As 2024 unfolded, one of the most revealing stories wasn’t just which games reviewed well, but which ones players actually rallied around. With social platforms, Steam charts, and Discord servers acting as real-time focus tests, the gap between critic consensus and community passion became impossible to ignore. In some cases, scores and sentiment moved in lockstep. In others, they collided head-on.

When Critics and Players Spoke the Same Language

Helldivers 2 was the cleanest alignment of the year. Critics praised its razor-sharp co-op design, readable chaos, and friendly-fire systems that turned every mission into a story generator. Players echoed that sentiment, embracing the game’s high-skill ceiling, emergent teamwork, and live-service cadence that respected their time instead of exploiting FOMO.

Final Fantasy VII Rebirth landed in a similar sweet spot. Reviewers highlighted its combat depth, pacing improvements, and confident expansion of a beloved narrative. Fans responded to the same strengths, especially the freedom of its open zones and the way character builds rewarded experimentation rather than rigid optimization.

High Scores, Cooler Communities

Not every critical darling sustained long-term player momentum. Prince of Persia: The Lost Crown earned glowing reviews for its tight Metroidvania design, fluid movement, and immaculate difficulty curve. Yet community buzz tapered faster than expected, with many players acknowledging the quality while bouncing off its tone or scope in a crowded release window.
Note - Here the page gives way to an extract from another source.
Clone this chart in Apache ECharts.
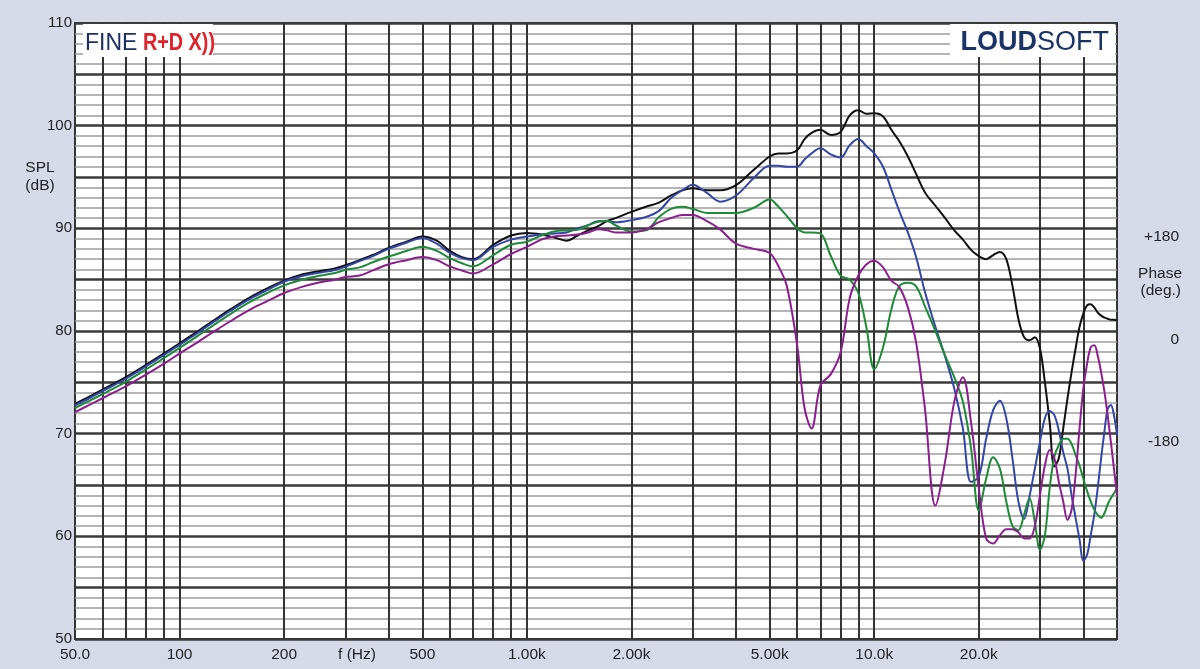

This wasn’t a failure of design so much as timing and expectations. For players juggling massive RPGs and live-service commitments, even excellent single-player experiences struggled to command attention beyond their opening weeks.

Player Passion Outpacing the Review Curve

On the flip side, Palworld became 2024’s most obvious example of players embracing something critics approached cautiously. Reviews pointed out rough edges, uneven balance, and technical quirks. None of that slowed a community that found joy in its chaotic systems, base-building loops, and sandbox freedom that encouraged absurd solutions.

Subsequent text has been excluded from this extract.